SUPPLIED MATERIAL:
==========

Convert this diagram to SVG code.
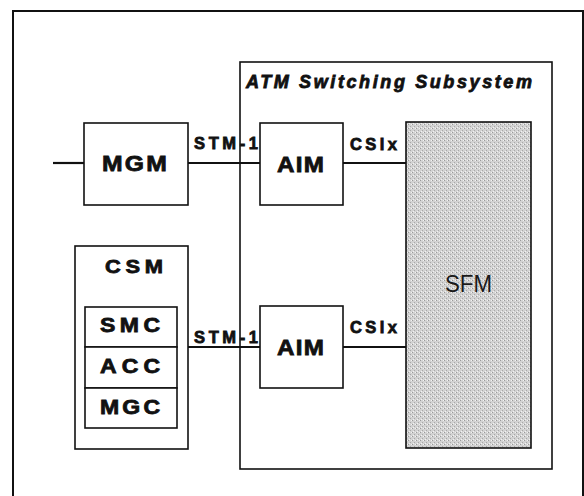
<svg xmlns="http://www.w3.org/2000/svg" width="584" height="496" viewBox="0 0 584 496">
<style>
.box{fill:#fff;stroke:#111;stroke-width:1.6}
.frame{fill:none;stroke:#111;stroke-width:2}
.line{stroke:#111;stroke-width:2.2;fill:none}
.lbl{font-family:"Liberation Sans",Arial,sans-serif;font-weight:bold;fill:#111;stroke:#111;stroke-width:0.8}
.big{font-size:22px}
.mid{font-size:20px}
.sm{font-size:16.5px}
</style>
<defs>
<pattern id="stip" width="4" height="4" patternUnits="userSpaceOnUse">
<rect width="4" height="4" fill="#d2d2d2"/>
<rect x="0" y="0" width="1" height="1" fill="#9a9a9a"/>
<rect x="2" y="2" width="1" height="1" fill="#a8a8a8"/>
<rect x="3" y="0" width="1" height="1" fill="#f2f2f2"/>
<rect x="1" y="3" width="1" height="1" fill="#f2f2f2"/>
</pattern>
</defs>
<rect width="584" height="496" fill="#fff"/>
<path class="frame" d="M13,500 V11 H583 V500"/>
<g id="atm">
<rect class="box" x="240" y="62" width="312" height="407"/>
<text class="lbl" x="246" y="87.5" font-size="18" font-style="italic" textLength="286" lengthAdjust="spacing">ATM Switching Subsystem</text>
</g>
<g id="connectors">
<line class="line" x1="53" y1="163" x2="84" y2="163"/>
<line class="line" x1="188" y1="163" x2="260" y2="163"/>
<line class="line" x1="343" y1="163" x2="406" y2="163"/>
<line class="line" x1="188" y1="347" x2="260" y2="347"/>
<line class="line" x1="343" y1="347" x2="406" y2="347"/>
<text class="lbl sm" x="194" y="149" textLength="64" lengthAdjust="spacing">STM-1</text>
<text class="lbl sm" x="194" y="343" textLength="64" lengthAdjust="spacing">STM-1</text>
<text class="lbl sm" x="350" y="150" textLength="47" lengthAdjust="spacing">CSIx</text>
<text class="lbl sm" x="350" y="333" textLength="47" lengthAdjust="spacing">CSIx</text>
</g>
<g id="mgm">
<rect class="box" x="84" y="123" width="104" height="82"/>
<text class="lbl" transform="translate(102,171) scale(1.1,1)" x="0" y="0" font-size="22.5" textLength="59" lengthAdjust="spacing">MGM</text>
</g>
<g id="aim1">
<rect class="box" x="260" y="123" width="83" height="82"/>
<text class="lbl big" transform="translate(277,172) scale(1.1,1)" x="0" y="0" textLength="42.7" lengthAdjust="spacing">AIM</text>
</g>
<g id="aim2">
<rect class="box" x="260" y="306" width="83" height="82"/>
<text class="lbl big" transform="translate(277,355) scale(1.1,1)" x="0" y="0" textLength="42.7" lengthAdjust="spacing">AIM</text>
</g>
<g id="sfm">
<rect x="406" y="122" width="125" height="326" fill="url(#stip)" stroke="#111" stroke-width="1.6"/>
<text x="445" y="292" font-family="'Liberation Sans',Arial,sans-serif" font-size="23" fill="#1a1a1a" textLength="47" lengthAdjust="spacingAndGlyphs">SFM</text>
</g>
<g id="csm">
<rect class="box" x="75" y="246" width="113" height="203"/>
<text class="lbl" transform="translate(105,273) scale(1.15,1)" x="0" y="0" font-size="19" textLength="50.4" lengthAdjust="spacing">CSM</text>
</g>
<g id="smc">
<rect class="box" x="85" y="307" width="92" height="40"/>
<text class="lbl mid" transform="translate(100,332) scale(1.15,1)" x="0" y="0" textLength="52.2" lengthAdjust="spacing">SMC</text>
</g>
<g id="acc">
<rect class="box" x="85" y="347" width="92" height="41"/>
<text class="lbl mid" transform="translate(100,373) scale(1.15,1)" x="0" y="0" textLength="52.2" lengthAdjust="spacing">ACC</text>
</g>
<g id="mgc">
<rect class="box" x="85" y="388" width="92" height="40"/>
<text class="lbl mid" transform="translate(100,414) scale(1.15,1)" x="0" y="0" textLength="52.2" lengthAdjust="spacing">MGC</text>
</g>
</svg>
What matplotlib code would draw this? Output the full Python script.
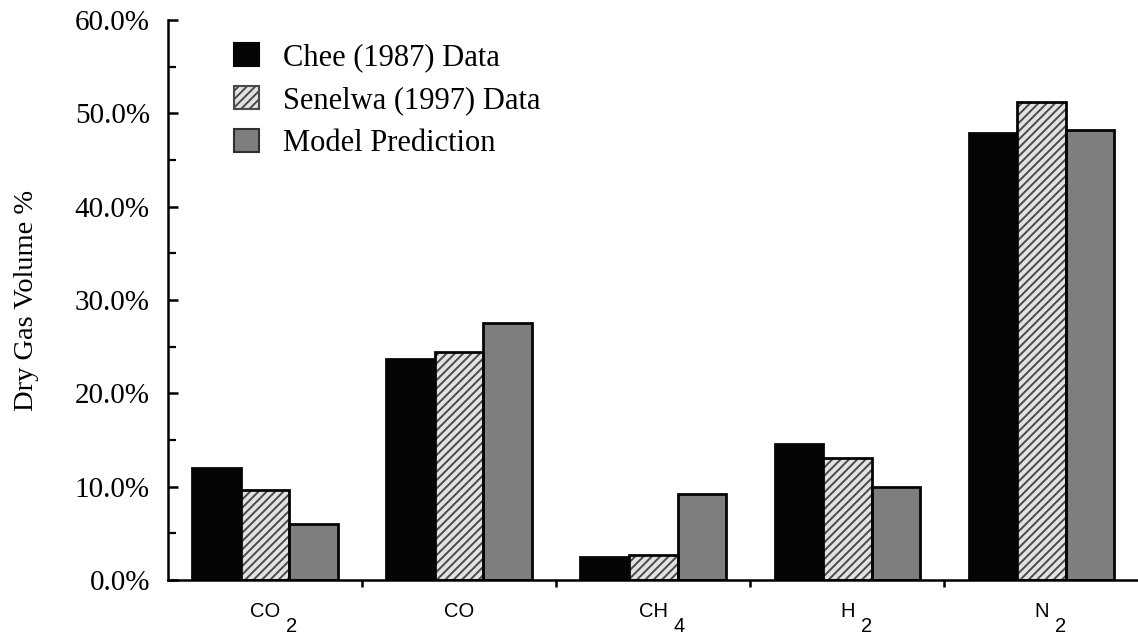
import matplotlib
matplotlib.use("Agg")
import matplotlib.pyplot as plt
from matplotlib.patches import Patch
from matplotlib.ticker import MultipleLocator, FuncFormatter
import numpy as np

# Gas species: (main symbol, subscript)
gas_names = ["CO", "CO", "CH", "H", "N"]
gas_subscripts = ["2", "", "4", "2", "2"]

# Dry gas composition, volume %
chee_1987 = [12.0, 23.7, 2.5, 14.6, 47.9]
senelwa_1997 = [9.6, 24.4, 2.7, 13.1, 51.2]
model_prediction = [6.0, 27.5, 9.2, 10.0, 48.2]

series_labels = ["Chee (1987) Data", "Senelwa (1997) Data", "Model Prediction"]

SERIF = ["Liberation Serif", "DejaVu Serif"]
SANS = ["Liberation Sans", "DejaVu Sans"]

plt.rcParams["hatch.linewidth"] = 1.4

fig = plt.figure(figsize=(11.38, 6.35), dpi=100)
ax = fig.add_axes([168 / 1138, 55 / 635, 970.5 / 1138, 560 / 635])

x = np.arange(len(gas_names))
width = 0.25

black = "#050505"
gray = "#7e7e7e"
hatch_face = "#e2e2e2"
hatch_ink = "#4a4a4a"
edge_lw = 2.0

ax.bar(x - width, chee_1987, width, color=black, edgecolor=black,
       linewidth=edge_lw, zorder=2)
# hatched series: fill + hatch in grey, then a black outline on top
ax.bar(x, senelwa_1997, width, facecolor=hatch_face, edgecolor=hatch_ink,
       hatch="////", linewidth=0, zorder=2)
ax.bar(x, senelwa_1997, width, fill=False, edgecolor=black,
       linewidth=edge_lw, zorder=3)
ax.bar(x + width, model_prediction, width, color=gray, edgecolor=black,
       linewidth=edge_lw, zorder=2)

ax.set_xlim(-0.5, 4.5)
ax.set_ylim(0, 60)

for side in ("top", "right"):
    ax.spines[side].set_visible(False)
for side in ("left", "bottom"):
    ax.spines[side].set_linewidth(1.8)
ax.spines["bottom"].set_zorder(4)

# y axis
ax.yaxis.set_major_locator(MultipleLocator(10))
ax.yaxis.set_minor_locator(MultipleLocator(5))
ax.yaxis.set_major_formatter(FuncFormatter(lambda v, p: f"{v:.1f}%"))
ax.tick_params(axis="y", which="major", direction="in", length=7, width=1.8,
               pad=13, labelsize=21)
ax.tick_params(axis="y", which="minor", direction="in", length=6, width=1.6)
for lbl in ax.get_yticklabels():
    lbl.set_family(SERIF)

ax.set_ylabel("Dry Gas Volume %", fontsize=20.5, family=SERIF)
ax.yaxis.set_label_coords(-0.133, 0.5)

# x axis: separators between gas groups
ax.set_xticks(x[:-1] + 0.5)
ax.set_xticklabels([])
ax.tick_params(axis="x", which="major", direction="out", length=5, width=1.8)

# category labels with lowered subscripts
for xi, name, sub in zip(x, gas_names, gas_subscripts):
    base = ax.annotate(name, xy=(xi, 0), xycoords=("data", "axes fraction"),
                       xytext=(0, -37), textcoords="offset pixels",
                       ha="center", va="baseline", fontsize=14.5, family=SANS)
    if sub:
        ax.annotate(sub, xy=(1, 0), xycoords=base, xytext=(6, -11),
                    textcoords="offset pixels", ha="left", va="baseline",
                    fontsize=14.5, family=SANS)

handles = [
    Patch(facecolor=black, edgecolor=black, linewidth=1.5),
    Patch(facecolor=hatch_face, edgecolor=hatch_ink, hatch="////", linewidth=1.5),
    Patch(facecolor=gray, edgecolor="#303030", linewidth=1.5),
]
ax.legend(handles, series_labels, loc="upper left",
          bbox_to_anchor=(234 / 1138, 1 - 43 / 635), bbox_transform=fig.transFigure,
          frameon=False, borderpad=0, borderaxespad=0,
          handlelength=0.82, handleheight=0.8, handletextpad=0.78,
          labelspacing=0.44, prop={"family": SERIF, "size": 22})

fig.savefig("out.png", dpi=100)
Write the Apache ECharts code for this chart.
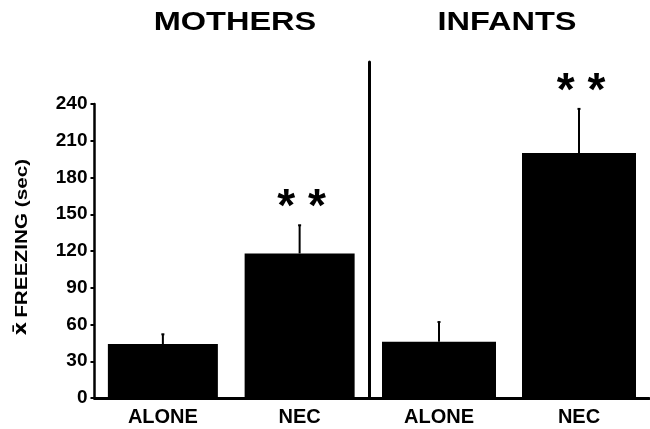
<!DOCTYPE html>
<html>
<head>
<meta charset="utf-8">
<script src="https://cdn.jsdelivr.net/npm/echarts@6/dist/echarts.min.js"></script>
<style>
  html, body { margin: 0; padding: 0; background: #fff; }
  #chart { width: 650px; height: 429px; }
</style>
</head>
<body>
<div id="chart"></div>
<script>
// Group names shown above each panel
const panelTitles = ['MOTHERS', 'INFANTS'];
// Conditions within each panel
const categories = ['ALONE', 'NEC'];
// Mean freezing time (sec) and top of the error bar (mean + SEM)
const mothersMean = [44, 118];
const mothersErrTop = [52, 141];
const infantsMean = [46, 200];
const infantsErrTop = [62, 236];
// Significance markers drawn above each error bar
const mothersSig = ['', '* *'];
const infantsSig = ['', '* *'];
// Y axis range and step
const yMin = 0, yMax = 240, yStep = 30;
const yTitleMean = 'x\u0304';
const yTitleRest = 'FREEZING (sec)';

const FONT = '"Liberation Sans", Arial, Helvetica, sans-serif';

// layout (px)
const baseY = 398;       // shared baseline
const axisTopY = 104;    // top of the labelled y axis (240)
const dividerTopY = 62;  // top of the divider between panels
const plotH = baseY - axisTopY;
// right panel uses the same scale but its axis line reaches higher
const rightMax = yMax * (baseY - dividerTopY) / plotH;

const chart = echarts.init(document.getElementById('chart'), null, { renderer: 'canvas' });

function errorSeries(gridIdx, means, tops, sigs) {
  return {
    type: 'custom',
    xAxisIndex: gridIdx,
    yAxisIndex: gridIdx,
    data: means.map((m, i) => [i, m, tops[i]]),
    z: 5,
    renderItem: function (params, api) {
      const base = api.coord([api.value(0), api.value(1)]);
      const top = api.coord([api.value(0), api.value(2)]);
      const children = [{
        type: 'line',
        shape: { x1: base[0], y1: base[1], x2: top[0], y2: top[1] },
        style: { stroke: '#000', lineWidth: 2 }
      }, {
        type: 'line',
        shape: { x1: top[0] - 1.5, y1: top[1], x2: top[0] + 1.5, y2: top[1] },
        style: { stroke: '#000', lineWidth: 2 }
      }];
      const s = sigs[params.dataIndex];
      if (s) {
        children.push({
          type: 'text',
          style: {
            text: s, x: top[0] + 2, y: top[1] + 6,
            font: 'bold 46px ' + FONT, fill: '#000',
            textAlign: 'center', textVerticalAlign: 'bottom'
          }
        });
      }
      return { type: 'group', children: children };
    }
  };
}

const option = {
  backgroundColor: '#fff',
  animation: false,
  grid: [
    { left: 94.5, top: axisTopY, width: 273.5, height: plotH },
    { left: 369, top: dividerTopY, width: 280, height: baseY - dividerTopY }
  ],
  xAxis: [0, 1].map(g => ({
    type: 'category',
    gridIndex: g,
    data: categories,
    axisLine: { show: true, lineStyle: { color: '#000', width: 3 } },
    axisTick: { show: false },
    axisLabel: {
      color: '#000', fontFamily: FONT, fontWeight: 'bold', fontSize: 20, margin: 9
    }
  })),
  yAxis: [
    {
      type: 'value', gridIndex: 0, min: yMin, max: yMax, interval: yStep,
      axisLine: { show: true, lineStyle: { color: '#000', width: 2.5 } },
      axisTick: { show: true, length: 4, lineStyle: { color: '#000', width: 2 } },
      axisLabel: {
        color: '#000', fontFamily: FONT, fontWeight: 'bold', fontSize: 19, margin: 7
      },
      splitLine: { show: false }
    },
    {
      type: 'value', gridIndex: 1, min: yMin, max: rightMax,
      axisLine: { show: true, lineStyle: { color: '#000', width: 3 } },
      axisTick: { show: false },
      axisLabel: { show: false },
      splitLine: { show: false }
    }
  ],
  series: [
    {
      type: 'bar', xAxisIndex: 0, yAxisIndex: 0,
      data: mothersMean, barWidth: 110,
      itemStyle: { color: '#000' }
    },
    {
      type: 'bar', xAxisIndex: 1, yAxisIndex: 1,
      data: infantsMean, barWidth: 114,
      itemStyle: { color: '#000' }
    },
    errorSeries(0, mothersMean, mothersErrTop, mothersSig),
    errorSeries(1, infantsMean, infantsErrTop, infantsSig)
  ],
  graphic: [
    {
      type: 'text', x: 235, y: 23, scaleX: 1.25,
      style: {
        text: panelTitles[0], font: 'bold 26px ' + FONT, fill: '#000',
        textAlign: 'center', textVerticalAlign: 'middle'
      }
    },
    {
      type: 'text', x: 507, y: 23, scaleX: 1.25,
      style: {
        text: panelTitles[1], font: 'bold 26px ' + FONT, fill: '#000',
        textAlign: 'center', textVerticalAlign: 'middle'
      }
    },
    {
      type: 'text', x: 22, y: 247, rotation: Math.PI / 2, scaleX: 1.22,
      style: {
        text: '{m|' + yTitleMean + '} {r|' + yTitleRest + '}',
        fill: '#000',
        align: 'center', verticalAlign: 'middle',
        rich: {
          m: { fontFamily: '"DejaVu Sans"', fontWeight: 'bold', fontSize: 17, fill: '#000' },
          r: { fontFamily: FONT, fontWeight: 'bold', fontSize: 17, fill: '#000' }
        }
      }
    }
  ]
};

chart.setOption(option);
</script>
</body>
</html>
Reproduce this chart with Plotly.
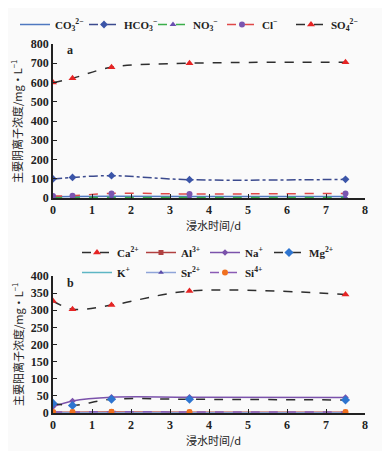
import plotly.graph_objects as go

# ---- data ----
days = [0, 0.5, 1.5, 3.5, 7.5]

# anions (panel a)
co3 = [7, 8, 9, 8, 8]
hco3 = [99, 107, 116, 95, 97]
no3 = [2, 2, 2, 2, 2]
cl = [10, 12, 24, 21, 24]
so4 = [600, 622, 679, 700, 705]

# cations (panel b)
ca = [327, 303, 315, 356, 346]
al = [2, 2, 3, 2, 2]
na = [18, 35, 46, 46, 45]
mg = [28, 22, 40, 40, 38]
k = [0.5, 0.5, 0.5, 0.5, 0.5]
sr = [1, 1, 1, 1, 1]
si = [3, 3, 4, 3, 3]

x_ticks = [0, 1, 2, 3, 4, 5, 6, 7, 8]
ya_ticks = [0, 100, 200, 300, 400, 500, 600, 700, 800]
yb_ticks = [0, 50, 100, 150, 200, 250, 300, 350, 400]

# page is 390x451; the html body has an 8px margin, so the figure is 382x443
OFF = 8
FW, FH = 390 - OFF, 451 - OFF


def fx(px):
    return (px - OFF) / FW


def fy(py):
    return 1 - (py - OFF) / FH


fig = go.Figure()


def add(y, name, color, dash, msym, mcolor, msize, xa, ya, legend):
    fig.add_trace(go.Scatter(
        x=days, y=y, name=name, mode="lines+markers",
        line=dict(color=color, width=1.5, dash=dash, shape="spline"),
        marker=dict(symbol=msym, color=mcolor, size=msize),
        xaxis=xa, yaxis=ya, legend=legend))


# panel a
add(co3, "CO<sub>3</sub><sup>2−</sup>", "#4F78C0", "solid", "cross-thin", "#4F78C0", 6, "x", "y", "legend")
add(hco3, "HCO<sub>3</sub><sup>−</sup>", "#3B4A8E", "dashdot", "diamond", "#3B55A8", 6, "x", "y", "legend")
add(no3, "NO<sub>3</sub><sup>−</sup>", "#3AAE4A", "dash", "triangle-up", "#6A4FB0", 6, "x", "y", "legend")
add(cl, "Cl<sup>−</sup>", "#E04848", "dash", "circle", "#7A55B0", 6, "x", "y", "legend")
add(so4, "SO<sub>4</sub><sup>2−</sup>", "#2E2E2E", "dash", "triangle-up", "#E52424", 7, "x", "y", "legend")

# panel b
add(ca, "Ca<sup>2+</sup>", "#2E2E2E", "dash", "triangle-up", "#E52424", 7, "x2", "y2", "legend2")
add(al, "Al<sup>3+</sup>", "#B04040", "solid", "square", "#B04040", 5, "x2", "y2", "legend2")
add(na, "Na<sup>+</sup>", "#7B52AB", "solid", "diamond", "#7B52AB", 5, "x2", "y2", "legend2")
add(mg, "Mg<sup>2+</sup>", "#2E2E2E", "dash", "diamond", "#2E75D0", 7, "x2", "y2", "legend2")
add(k, "K<sup>+</sup>", "#5DB6C4", "solid", "cross-thin", "#5DB6C4", 6, "x2", "y2", "legend3")
add(sr, "Sr<sup>2+</sup>", "#8FA4D8", "solid", "triangle-up", "#5A4BA8", 5, "x2", "y2", "legend3")
add(si, "Si<sup>4+</sup>", "#8A5BB5", "dash", "circle", "#F07020", 6, "x2", "y2", "legend3")

xdom = [fx(53), fx(365)]
tickfont = dict(family="Liberation Serif", size=12, color="#222", weight="bold")
axcommon = dict(showline=True, linecolor="#222", linewidth=1.6, showgrid=False,
                zeroline=False, tickfont=tickfont, tickcolor="#222", automargin=False,
                ticks="inside", ticklen=4)
legfont = dict(family="Liberation Serif", size=11, color="#222", weight="bold")

fig.update_layout(
    width=FW, height=FH, margin=dict(l=0, r=0, t=0, b=0, autoexpand=False),
    paper_bgcolor="#FAFAFA", plot_bgcolor="#FAFAFA",
    xaxis=dict(domain=xdom, range=[0, 8], tickvals=x_ticks, anchor="y", **axcommon),
    yaxis=dict(domain=[fy(198), fy(44)], range=[0, 800], tickvals=ya_ticks,
               anchor="x", **axcommon),
    xaxis2=dict(domain=xdom, range=[0, 8], tickvals=x_ticks, anchor="y2", **axcommon),
    yaxis2=dict(domain=[fy(413), fy(276)], range=[0, 400], tickvals=yb_ticks,
                anchor="x2", **axcommon),
    legend=dict(orientation="h", x=fx(15), y=fy(10), xanchor="left", yanchor="top",
                font=legfont, bgcolor="rgba(0,0,0,0)", itemwidth=30,
                entrywidth=24, entrywidthmode="pixels"),
    legend2=dict(orientation="h", x=fx(77), y=fy(238), xanchor="left", yanchor="top",
                 font=legfont, bgcolor="rgba(0,0,0,0)", entrywidth=19,
                 entrywidthmode="pixels", itemwidth=30),
    legend3=dict(orientation="h", x=fx(77), y=fy(258), xanchor="left", yanchor="top",
                 font=legfont, bgcolor="rgba(0,0,0,0)", entrywidth=19,
                 entrywidthmode="pixels", itemwidth=30),
    showlegend=True,
)

cjk = dict(family="Noto Sans CJK SC", size=11, color="#222")
ann = dict(xref="paper", yref="paper", showarrow=False, xanchor="center", yanchor="middle")
fig.add_annotation(text="主要阴离子浓度/mg·L<sup>−1</sup>", x=fx(17), y=fy(122),
                   textangle=-90, font=cjk, **ann)
fig.add_annotation(text="主要阳离子浓度/mg·L<sup>−1</sup>", x=fx(17), y=fy(345),
                   textangle=-90, font=cjk, **ann)
fig.add_annotation(text="浸水时间/d", x=fx(214), y=fy(225), font=cjk, **ann)
fig.add_annotation(text="浸水时间/d", x=fx(214), y=fy(440), font=cjk, **ann)
lab = dict(family="Liberation Serif", size=12, color="#222", weight="bold")
fig.add_annotation(text="a", x=fx(70), y=fy(50), font=lab, **ann)
fig.add_annotation(text="b", x=fx(70), y=fy(283), font=lab, **ann)

fig.write_html("out.html")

==========

THE TASK:
Your task is to transcribe exactly the lines starting at the line that contains "What matplotlib code" and ending at the line that contains "import numpy as np", both included. Leave out the pictures.

ANSWER BELOW:
What matplotlib code would draw this? Output the full Python script.
import matplotlib
matplotlib.use("Agg")
import matplotlib.pyplot as plt
from matplotlib.patches import Patch
from matplotlib.ticker import MultipleLocator, FuncFormatter
import numpy as np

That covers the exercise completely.